The USAID family planning projects have always been under fire in the Egyptian parliament. MPs, especially those with leftist and Islamist leanings, usually charge that the USAID grants for these projects are rife with corruption and questionable practices. They also argue that the government has a moral imperative not to accept American funding for family planning projects. El-Badri Farghali, a leftist firebrand MP, believes that America has an interest in reducing the fertility of the Egyptian people, "because higher growth rates in Egypt could pose a future threat to the national security of Israel, America's protégé".
"President Hosni Mubarak has warned many times of the negative impact of the population explosion on development and economic prosperity in Egypt," Hemeida argued, adding that most of the services in this sector are provided under the guidance of religious clerics. He emphasised that birth control and family planning are supreme national objectives.

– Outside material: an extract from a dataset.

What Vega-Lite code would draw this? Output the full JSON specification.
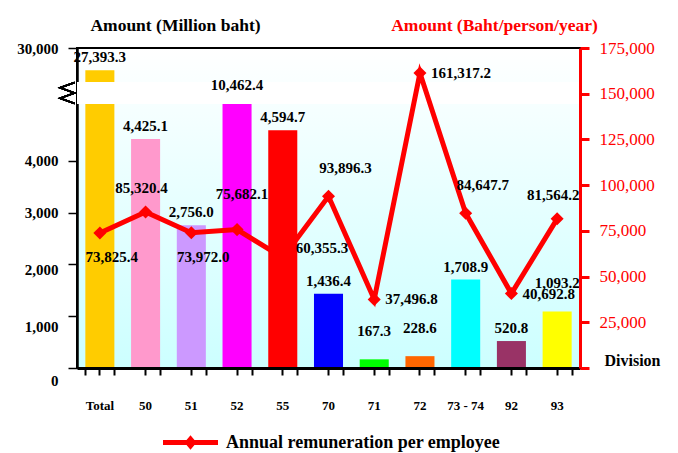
{
  "$schema": "https://vega.github.io/schema/vega-lite/v6.json",
  "width": 503,
  "height": 320,
  "autosize": {"type": "none"},
  "padding": {"left": 77, "top": 48, "right": 98, "bottom": 85},
  "background": "white",
  "config": {
    "font": "Liberation Serif",
    "view": {
      "stroke": "black",
      "strokeWidth": 2,
      "fill": {"gradient": "linear", "x1": 0, "y1": 0, "x2": 0, "y2": 1,
        "stops": [{"offset": 0, "color": "#ffffff"}, {"offset": 1, "color": "#ccffff"}]}
    }
  },
  "data": {
    "values": [
      {"division": "Total", "amount": 27393.3, "remuneration": 73825.4},
      {"division": "50", "amount": 4425.1, "remuneration": 85320.4},
      {"division": "51", "amount": 2756.0, "remuneration": 73972.0},
      {"division": "52", "amount": 10462.4, "remuneration": 75682.1},
      {"division": "55", "amount": 4594.7, "remuneration": 60355.3},
      {"division": "70", "amount": 1436.4, "remuneration": 93896.3},
      {"division": "71", "amount": 167.3, "remuneration": 37496.8},
      {"division": "72", "amount": 228.6, "remuneration": 161317.2},
      {"division": "73 - 74", "amount": 1708.9, "remuneration": 84647.7},
      {"division": "92", "amount": 520.8, "remuneration": 40692.8},
      {"division": "93", "amount": 1093.2, "remuneration": 81564.2}
    ]
  },
  "layer": [
    {
      "layer": [
        {
          "mark": {"type": "bar"},
          "encoding": {
            "x": {"field": "division", "type": "nominal", "sort": null,
              "scale": {"paddingInner": 0.365, "paddingOuter": 0.1825},
              "axis": {"orient": "bottom", "title": "Division", "titleX": 555, "titleY": -8,
                "titleAlign": "center", "titleBaseline": "middle", "titleFontSize": 16, "titleFontWeight": "bold", "titleColor": "black",
                "labelAngle": 0, "labelFontSize": 13, "labelFontWeight": "bold", "labelColor": "black", "labelPadding": 24,
                "domainColor": "black", "domainWidth": 3, "tickColor": "black", "tickWidth": 2, "tickSize": 7, "zindex": 1}},
            "y": {"field": "amount", "type": "quantitative",
              "scale": {"domain": [0, 5100, 26000, 30000], "range": [320, 56, 34, 0], "nice": false, "zero": false},
              "axis": {"values": [0, 1000, 2000, 3000, 4000, 30000], "format": ",.0f", "grid": false,
                "title": "Amount (Million baht)", "titleAngle": 0, "titleX": 98, "titleY": -23,
                "titleAlign": "center", "titleBaseline": "middle", "titleFontSize": 17.5, "titleFontWeight": "bold", "titleColor": "black",
                "labelFontSize": 15, "labelFontWeight": "bold", "labelColor": "black", "labelPadding": 10,
                "labelOffset": {"condition": [{"test": "datum.value == 0", "value": 12}, {"test": "datum.value == 1000", "value": 10}, {"test": "datum.value == 2000", "value": 5}], "value": 0},
                "domainColor": "black", "domainWidth": 2.5, "tickColor": "black", "tickWidth": 1.5, "tickSize": 9, "zindex": 0}},
            "fill": {"field": "division", "type": "nominal", "legend": null,
              "scale": {"domain": ["Total", "50", "51", "52", "55", "70", "71", "72", "73 - 74", "92", "93"],
                "range": ["#ffcc00", "#ff99cc", "#cc99ff", "#ff00ff", "#ff0000", "#0000ff", "#00ff00", "#ff6600", "#00ffff", "#993366", "#ffff00"]}}
          }
        },
        {
          "mark": {"type": "rect", "fill": "white"},
          "encoding": {
            "y": {"datum": 5100, "type": "quantitative"},
            "y2": {"datum": 26000}
          }
        },
        {
          "mark": {"type": "point", "shape": "M-2.4,-1L-3.8,-0.5L-2.4,0L-3.8,0.5L-2.4,1", "size": 441, "filled": false, "color": "black", "strokeWidth": 1.5, "opacity": 1},
          "encoding": {
            "x": {"datum": "Total", "type": "nominal", "axis": null},
            "y": {"datum": 15500, "type": "quantitative"}
          }
        },
        {
          "transform": [{"filter": "indexof(['71','72','93'], datum.division) < 0"}],
          "mark": {"type": "text", "fontSize": 15, "fontWeight": "bold", "color": "black", "dy": -13, "baseline": "middle"},
          "encoding": {
            "x": {"field": "division", "type": "nominal", "sort": null,
              "axis": {"orient": "bottom", "tickBand": "extent", "labels": false, "domain": false, "title": null,
                "tickColor": "black", "tickWidth": 2, "tickSize": 7, "zindex": 1}},
            "y": {"field": "amount", "type": "quantitative"},
            "text": {"field": "amount", "type": "quantitative", "format": ",.1f"}
          }
        },
        {
          "transform": [{"filter": "indexof(['71','72','93'], datum.division) >= 0"}],
          "mark": {"type": "text", "fontSize": 15, "fontWeight": "bold", "color": "black", "dy": -28, "baseline": "middle"},
          "encoding": {
            "x": {"field": "division", "type": "nominal", "sort": null, "axis": null},
            "y": {"field": "amount", "type": "quantitative"},
            "text": {"field": "amount", "type": "quantitative", "format": ",.1f"}
          }
        }
      ],
      "resolve": {"axis": {"x": "independent"}}
    },
    {
      "encoding": {
        "x": {"field": "division", "type": "nominal", "sort": null, "axis": null},
        "y": {"field": "remuneration", "type": "quantitative",
          "scale": {"domain": [0, 175000], "nice": false},
          "axis": {"orient": "right", "values": [0, 25000, 50000, 75000, 100000, 125000, 150000, 175000],
            "format": ",.0f", "labelExpr": "datum.value == 0 ? '' : datum.label", "grid": false,
            "title": "Amount (Baht/person/year)", "titleAngle": 0, "titleX": -86, "titleY": -23,
            "titleAlign": "center", "titleBaseline": "middle", "titleFontSize": 17.5, "titleFontWeight": "bold", "titleColor": "red",
            "labelFontSize": 17, "labelFontWeight": "normal", "labelColor": "red", "labelPadding": 10,
            "domainColor": "red", "domainWidth": 3, "tickColor": "red", "tickWidth": 3, "tickSize": 9, "zindex": 1}}
      },
      "layer": [
        {
          "mark": {"type": "line", "strokeWidth": 5, "point": {"shape": "diamond", "size": 170, "filled": true}},
          "encoding": {
            "color": {"datum": "Annual remuneration per employee", "type": "nominal",
              "scale": {"range": ["#ff0000"]},
              "legend": {"orient": "none", "legendX": 86, "legendY": 367, "title": null,
                "symbolType": "M-1,-0.09L1,-0.09L1,0.09L-1,0.09Z M0,-0.26L0.22,0L0,0.26L-0.22,0Z",
                "symbolSize": 3025, "symbolFillColor": "#ff0000", "symbolStrokeWidth": 0,
                "labelFont": "Liberation Serif", "labelFontSize": 18, "labelFontWeight": "bold", "labelColor": "black", "labelOffset": 8, "labelLimit": 500}}
          }
        },
        {
          "transform": [{"filter": "indexof(['Total','51'], datum.division) >= 0"}],
          "mark": {"type": "text", "fontSize": 15, "fontWeight": "bold", "color": "black", "dx": 12, "dy": 24, "baseline": "middle"},
          "encoding": {"text": {"field": "remuneration", "type": "quantitative", "format": ",.1f"}}
        },
        {
          "transform": [{"filter": "indexof(['50','93'], datum.division) >= 0"}],
          "mark": {"type": "text", "fontSize": 15, "fontWeight": "bold", "color": "black", "dx": -4, "dy": -24, "baseline": "middle"},
          "encoding": {"text": {"field": "remuneration", "type": "quantitative", "format": ",.1f"}}
        },
        {
          "transform": [{"filter": "datum.division == '52'"}],
          "mark": {"type": "text", "fontSize": 15, "fontWeight": "bold", "color": "black", "dx": 5, "dy": -36, "baseline": "middle"},
          "encoding": {"text": {"field": "remuneration", "type": "quantitative", "format": ",.1f"}}
        },
        {
          "transform": [{"filter": "indexof(['70','73 - 74'], datum.division) >= 0"}],
          "mark": {"type": "text", "fontSize": 15, "fontWeight": "bold", "color": "black", "dx": 17, "dy": -28, "baseline": "middle"},
          "encoding": {"text": {"field": "remuneration", "type": "quantitative", "format": ",.1f"}}
        },
        {
          "transform": [{"filter": "datum.division == '55'"}],
          "mark": {"type": "text", "fontSize": 15, "fontWeight": "bold", "color": "black", "align": "left", "dx": 13, "dy": -10, "baseline": "middle"},
          "encoding": {"text": {"field": "remuneration", "type": "quantitative", "format": ",.1f"}}
        },
        {
          "transform": [{"filter": "indexof(['71','72','92'], datum.division) >= 0"}],
          "mark": {"type": "text", "fontSize": 15, "fontWeight": "bold", "color": "black", "align": "left", "dx": 11, "dy": 0, "baseline": "middle"},
          "encoding": {"text": {"field": "remuneration", "type": "quantitative", "format": ",.1f"}}
        }
      ]
    }
  ],
  "resolve": {"scale": {"y": "independent"}, "axis": {"x": "independent"}}
}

Hemeida told Al-Ahram Weekly that the family planning centre which he and Ellis opened, and which will serve the district of Mallawi, where thousands of poor families are in need of integrated reproductive health services, is funded through 2009. The Mallawi project is part of the National Family Planning Project (NFPP) that began in 1978 after Egypt and USAID agreed that the latter would provide the NFPP with funds, technical assistance and training.
According to a recent USAID report, the family planning partnership led the percentage of married women using contraception to reach 56 -- more than double the 1980 rate. The total fertility rate (the average number of live births per woman during her lifetime), the report added, has fallen by a third, from 5.3 in 1980 to 3.5 in 2000. The USAID spent more than $200 million on Egyptian family planning programmes over the last 25 years.